St. Louis Cardinals

For Shildt, building Cardinals’ lineup depth is more important than the cleanup spot

When the St. Louis Cardinals arrived in Las Vegas for the 2018 Winter Meetings, the eight players who would comprise their 2019 everyday lineup were set and under contract.

In 2019, that’s not the case.

A Marcell Ozuna-shaped hole lingers in left field and the cleanup spot, and as the Cardinals weigh out internal and external options for filling that likely vacancy, manager Mike Shildt is adjusting to what uncertainty can do for offseason preparation.

“We have what we have,” Shildt said. “We have these players. We’re always going to coach, manage, develop, inspire hopefully, but really we’re going to work with what we have. We’re going to try to get everybody individually to be the best version of themselves from every facet that we have ... and then we will see how that looks collectively.”

Despite not performing up to the standard set by his last season in Miami, Ozuna hit 52 home runs and drove in 177 runs across his two seasons in St. Louis. He was a constant fixture in the fourth spot in the batting order, serving as a lineup fulcrum that Shildt was able to plan and position around.

“I hesitate talking about Oso being gone, because in my mind he’s not gone,” Shildt said. “I know he’s a free agent, but he’s still, to me, with us until he’s not. Of course, I would love to have him back with that presence and what he did, and he continues to grow and be a big part of what we have done in the culture and the mentality.

“Whatever we have we will figure out a way to make it the best we possibly can. ...”

Ozuna expressed a desire to remain in St. Louis throughout the 2019 season, even transitioning from being represented by Scott Boras to Melvin Roman — Yadier Molina’s long-time agent — in an attempt to ease that process.

The Cardinals remained hesitant to offer the sort of commitment in either years or annual value which would be necessary to keep Ozuna from the open market.
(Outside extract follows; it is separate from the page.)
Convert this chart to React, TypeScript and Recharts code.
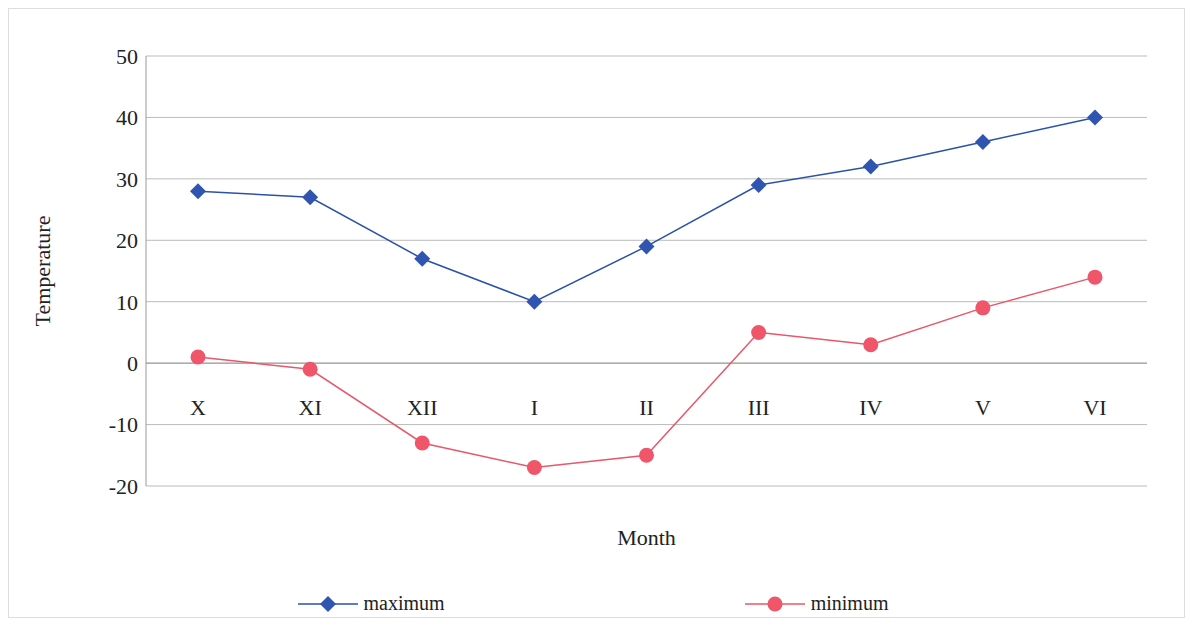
import React from "react";
import { LineChart, Line, XAxis, YAxis, CartesianGrid, ReferenceLine, Legend } from "recharts";

const months = ["X", "XI", "XII", "I", "II", "III", "IV", "V", "VI"];
const maximum = [28, 27, 17, 10, 19, 29, 32, 36, 40];
const minimum = [1, -1, -13, -17, -15, 5, 3, 9, 14];
const yTicks = [-20, -10, 0, 10, 20, 30, 40, 50];

const data = months.map((m, i) => ({ m, maximum: maximum[i], minimum: minimum[i] }));

const Diamond = (props: any) => {
  const { cx, cy } = props;
  if (cx == null) return null;
  const r = 8;
  return <path d={`M${cx},${cy - r}L${cx + r},${cy}L${cx},${cy + r}L${cx - r},${cy}Z`} fill="#2f55b0" />;
};
const Dot = (props: any) => {
  const { cx, cy } = props;
  if (cx == null) return null;
  return <circle cx={cx} cy={cy} r={7.5} fill="#f0566a" />;
};

const XTick = (props: any) => {
  const { x, y, payload } = props;
  return (
    <text x={x} y={y - 79} textAnchor="middle" fontSize={22} fill="#222" fontFamily="Liberation Serif">
      {payload.value}
    </text>
  );
};

const LegendContent = () => (
  <div style={{ display: "flex", justifyContent: "center", gap: 300, fontFamily: "Liberation Serif", fontSize: 20, color: "#222", marginLeft: 0 }}>
    <div style={{ display: "flex", alignItems: "center", gap: 6 }}>
      <svg width={60} height={20}>
        <line x1={0} y1={10} x2={60} y2={10} stroke="#2a52a8" strokeWidth={1.5} />
        <path d="M30,2L38,10L30,18L22,10Z" fill="#2f55b0" />
      </svg>
      maximum
    </div>
    <div style={{ display: "flex", alignItems: "center", gap: 6 }}>
      <svg width={60} height={20}>
        <line x1={0} y1={10} x2={60} y2={10} stroke="#e8576a" strokeWidth={1.5} />
        <circle cx={30} cy={10} r={7.5} fill="#f0566a" />
      </svg>
      minimum
    </div>
  </div>
);

export default function App() {
  return (
    <div style={{ width: 1177, height: 610, border: "1px solid #ddd", boxSizing: "border-box", background: "#fff" }}>
      <LineChart width={1175} height={608} data={data} margin={{ top: 47, right: 37, left: 30, bottom: 46 }}>
        <CartesianGrid vertical={false} stroke="#bbb" />
        <XAxis dataKey="m" axisLine={false} tickLine={false} tick={<XTick />} height={62} padding={{ left: 52, right: 52 }}
          label={{ value: "Month", position: "insideBottom", dy: 2, fontSize: 22, fill: "#222", fontFamily: "Liberation Serif" }} />
        <YAxis domain={[-20, 50]} ticks={yTicks} width={107} axisLine={{ stroke: "#999" }} tickLine={false}
          tick={{ fontSize: 22, fill: "#222", fontFamily: "Liberation Serif" }}
          label={{ value: "Temperature", angle: -90, position: "insideLeft", dx: -2, fontSize: 22, fill: "#222", fontFamily: "Liberation Serif", style: { textAnchor: "middle" } }} />
        <ReferenceLine y={0} stroke="#999" />
        <Line dataKey="maximum" stroke="#2a52a8" strokeWidth={1.5} dot={<Diamond />} isAnimationActive={false} />
        <Line dataKey="minimum" stroke="#e8576a" strokeWidth={1.5} dot={<Dot />} isAnimationActive={false} />
        <Legend verticalAlign="bottom" content={<LegendContent />} wrapperStyle={{ bottom: 2 }} />
      </LineChart>
    </div>
  );
}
Both President of Baseball Operations John Mozeliak and General Manager Michael Girsch have conceded that the significant gaps on those fronts will make a reunion unlikely.

Cleanup spot not as important as depth

Shildt downplayed the precise importance of the cleanup spot on Tuesday, saying rather that he prefers to think of the lineup in terms of his depth.

“However it looks that we can lengthen the lineup with quality guys and quality at-bats is going to be important,” Shildt explained. “That not only makes a three-hole hitter better, but that makes the six-hole hitter better, the five-hole hitter, the seven-hole hitter better. We’ve all seen it in various forms. You add that one hitter or take that one hitter out, it makes a huge difference in the lineup.”

The Cardinals remain in pursuit of a left-handed hitter who could balance the bevy of right-handed bats which currently occupy their outfield.

Randy Arozarena, Harrison Bader, Adolis Garcia, Tyler O’Neill and Lane Thomas all hit from the right side, and those players who don’t ultimately end up starting in left or center field may well be called upon to offer flexibility off the bench that the Cardinals felt they lacked in 2019.

“You know, there were times, I think probably that you said ‘OK, we would like to have a lefty here, a lefty off the bench or in the lineup,’” Shildt said. “But candidly, at least from my mindset, I think it’s a trap for me to escape to what I don’t have, what we don’t have.

“I think you’re setting yourself up for failure and you’re setting yourself up to potentially lose that competitive moment. We have right-handed hitters a lot. We have a lot of right-handed pitchers. Would it balance some things out? Would it make the competitive strategy different in some situations? Yeah.”

MLB roster expansion

The expansion of major league rosters from 25 players to 26 beginning in 2020 will allow the Cardinals to carry 13 position players rather than the 12 which has become their norm in recent years.

That extra spot for a bat could allow the club to seize those competitive situations and guarantee that they’re better able to bend strategic conundrums to their collective will.

Thus far the Cardinals have stayed true to their publicly expressed sentiment that the end of the Winter Meetings doesn’t represent any sort of deadline for club improvement. The organization remains identical in its makeup through two days of conversations to its state when the week began, and seems likely to be true as the week draws to a close.

“Our off-season has hopefully evolved,” Shildt said. “To make everything go faster and make the wheel go quicker, realize where the wheels maybe got us not on as straight a track as we would have liked potentially, and just continue to evolve. That’s what ultimately it looks like.”